To Haddon Robinson

One of my favorite classes in seminary was also the one that intimidated me the most. It was “Preaching” with Haddon Robinson.

The class was at 8:00AM. That was early for me. So I would sleepily shuffle in sipping coffee from a tumbler, my brain still yawning awake.

Dr. Robinson would enter the room with pace and purpose. He would have been in his seventies then, spending his retirement training the next generation of pastors, but he was as sharp as a tack. In fact, he taught every class, all of them, without notes. He insisted (required!) for his class that we all preach without notes, too. He said if you can’t remember your sermon, why should your congregation. It was hard to argue with a septuagenarian who went sans notes every lecture and sermon I saw him give.

On those frosty early mornings in New England, I remember we would read a passage of scripture together and Haddon would spin around the room and suddenly point at one of us and say, “What’s the big idea!?”

That question didn’t mean what it normally did, but it still had an edge.

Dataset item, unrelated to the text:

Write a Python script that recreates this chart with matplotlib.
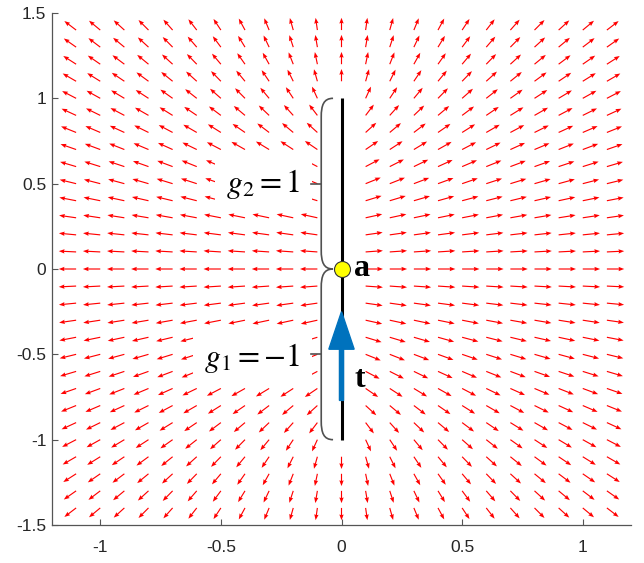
import numpy as np
import matplotlib
matplotlib.use("Agg")
import matplotlib.pyplot as plt
from matplotlib.path import Path
from matplotlib.patches import PathPatch

plt.rcParams['font.family'] = ['Liberation Sans', 'DejaVu Sans']
plt.rcParams['mathtext.fontset'] = 'stix'
plt.rcParams['axes.unicode_minus'] = False

# ---------------- data ----------------
x_grid = [-1.1, -1.0, -0.9, -0.8, -0.7, -0.6, -0.5, -0.4, -0.3, -0.2, -0.1, 0.0,
          0.1, 0.2, 0.3, 0.4, 0.5, 0.6, 0.7, 0.8, 0.9, 1.0, 1.1]
y_grid = [-1.4, -1.3, -1.2, -1.1, -1.0, -0.9, -0.8, -0.7, -0.6, -0.5, -0.4, -0.3,
          -0.2, -0.1, 0.0, 0.1, 0.2, 0.3, 0.4, 0.5, 0.6, 0.7, 0.8, 0.9, 1.0,
          1.1, 1.2, 1.3, 1.4]
seg_x = [0.0, 0.0]          # segment end points (x)
seg_y = [-1.0, 1.0]         # segment end points (y)
node_a = (0.0, 0.0)         # point a
g_labels = [r'$g_1=-1$', r'$g_2=1$']
g_label_y = [-0.52, 0.5]
tangent_y = [-0.77, -0.25]  # tangent arrow t: tail, tip
x_ticks = [-1, -0.5, 0, 0.5, 1]
x_tick_labels = ['-1', '-0.5', '0', '0.5', '1']
y_ticks = [-1.5, -1, -0.5, 0, 0.5, 1, 1.5]
y_tick_labels = ['-1.5', '-1', '-0.5', '0', '0.5', '1', '1.5']
arrow_len = 0.072

# ---------------- field of the segment ----------------
X, Y = np.meshgrid(x_grid, y_grid)
Z = X + 1j * Y
mid = 0.5 * (seg_y[0] + seg_y[1])
half = 0.5 * (seg_y[1] - seg_y[0])
W = -1j * (Z - 1j * mid) / half
conjE = -1j * (W - np.sqrt(W - 1) * np.sqrt(W + 1))
E = np.conj(conjE)
U, V = E.real, E.imag
on_seg = (np.abs(X - seg_x[0]) < 1e-9) & (Y >= seg_y[0] - 1e-9) & (Y <= seg_y[1] + 1e-9)
keep = ~on_seg
N = np.hypot(U, V)
Uf = (U / N * arrow_len)[keep]
Vf = (V / N * arrow_len)[keep]
Xf, Yf = X[keep], Y[keep]

# ---------------- figure ----------------
fig = plt.figure(figsize=(6.44, 5.63), dpi=100)
ax = fig.add_axes([52 / 644, 38 / 563, 579 / 644, 512 / 563])

ax.quiver(Xf, Yf, Uf, Vf, angles='xy', scale_units='xy', scale=1,
          color='red', units='dots', width=1.15, headwidth=3.8,
          headlength=5.0, headaxislength=4.5, zorder=2)

# segment
ax.plot(seg_x, seg_y, color='black', lw=2.2, zorder=3, solid_capstyle='butt')

# braces
bx = -0.084
ex = -0.035
for (y0, y1) in [(seg_y[1], node_a[1]), (node_a[1], seg_y[0])]:
    s = np.sign(y1 - y0)
    c = 0.11
    verts = [(ex, y0), (bx + 0.01, y0), (bx, y0 + s * 0.04), (bx, y0 + s * c),
             (bx, y1 - s * c),
             (bx, y1 - s * 0.04), (bx + 0.01, y1), (ex, y1)]
    codes = [Path.MOVETO, Path.CURVE4, Path.CURVE4, Path.CURVE4,
             Path.LINETO, Path.CURVE4, Path.CURVE4, Path.CURVE4]
    ax.add_patch(PathPatch(Path(verts, codes), fc='none', ec='#505050',
                           lw=1.2, zorder=5))
    ym = 0.5 * (y0 + y1)
    ax.plot([-0.126, bx], [ym, ym], color='#505050', lw=1.2, zorder=5)

# labels g1, g2
for lab, yy in zip(g_labels, g_label_y):
    ax.text(-0.17, yy, lab, fontsize=23, ha='right', va='center',
            bbox=dict(boxstyle='square,pad=0.35', fc='white', ec='none'),
            zorder=4)

# tangent arrow
ax.arrow(seg_x[0], tangent_y[0], 0, tangent_y[1] - tangent_y[0],
         width=0.017, head_width=0.105, head_length=0.22,
         length_includes_head=True, color='#0072BD', zorder=6)

# point a
ax.plot([node_a[0]], [node_a[1]], 'o', ms=11.5, mfc='#FFFF00', mec='#333333',
        mew=0.8, zorder=7)
ax.text(0.052, node_a[1], 'a', fontsize=23, fontweight='bold',
        family='Liberation Serif', ha='left', va='center', zorder=7)
ax.text(0.052, -0.65, 't', fontsize=23, fontweight='bold',
        family='Liberation Serif', ha='left', va='center', zorder=7)

ax.set_xlim(-1.2, 1.2)
ax.set_ylim(-1.5, 1.5)
ax.set_xticks(x_ticks)
ax.set_xticklabels(x_tick_labels)
ax.set_yticks(y_ticks)
ax.set_yticklabels(y_tick_labels)
for sp in ['top', 'right']:
    ax.spines[sp].set_visible(False)
for sp in ['left', 'bottom']:
    ax.spines[sp].set_color('#555555')
    ax.spines[sp].set_linewidth(0.9)
ax.tick_params(direction='in', length=4, width=0.8, colors='#555555',
               labelcolor='#262626', labelsize=12.5)
ax.tick_params(axis='x', pad=11)
ax.tick_params(axis='y', pad=4)

fig.savefig('out.png', dpi=100)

In hermeneutics, every paragraph of scripture has (theoretically) one “big idea,” and for homiletics and Haddon, a good sermon would preach that one big idea. Not two or three or four big ideas: one. And Dr. Robinson did not hesitate to let you know if you were wrong about the big idea or too fuzzy.

I dreaded being called upon, but I loved that class, and I have often thought back to what Haddon taught us.

This past week I heard the news that on July 22, 2017 Haddon Robinson went to be with the Lord. And at once, so many memories of him came flying back.

I remember listening to one student preach for the class a good but unconventional sermon. When he stopped, we all turned to Haddon and waited to see how he would respond. He said something I have never forgotten. Of course, he admitted what we were all thinking, that the sermon had been somewhat unusual, but he clarified something we all had felt. Haddon said that the young man had done something that trumps all the rules of preaching mechanics: He had said important things.

Good preaching always says important things. Content is king. Not rhetoric and not style. Not charisma. Say important things. If you think of great preachers today, you will see no one form that explains their power. But all of them – by grace, by work, by faithfulness, by gifting – have a knack for saying important things from the scriptures.

That clunky student sermon could have been an occasion for criticism or misdirection, but Haddon made it an unforgettable lesson by pointing us to the heart of good preaching.

Another memory I have of Haddon is from a Friday chapel service. The one chapel sermon I remember from three years of seminary was his. I believe it was actually the first chapel message I heard at Gordon-Conwell. I was sitting in the balcony. It was an exposition of Romans 4:5, “And to the one who does not work but believes in him who justifies the ungodly, his faith is counted as righteousness…” The sermon was a beautiful and simple telling of the gospel, and for a trembling first-year seminarian a long way from home, wondering what I had gotten myself into, it was the reminder I needed. I got a tape of the message (yes, a tape), and listened to it many times during and after seminary.

All these years later, I still look back at his lessons regularly. Several times a year I forget how to preach entirely. In those moments, the book I reach for is Biblical Preaching by Haddon W. Robinson. I leaf through it and retrace the path he so helpfully laid for his students.

I owe Dr. Robinson many thanks. I am so grateful for his ministry in my life, and I praise the Lord for him.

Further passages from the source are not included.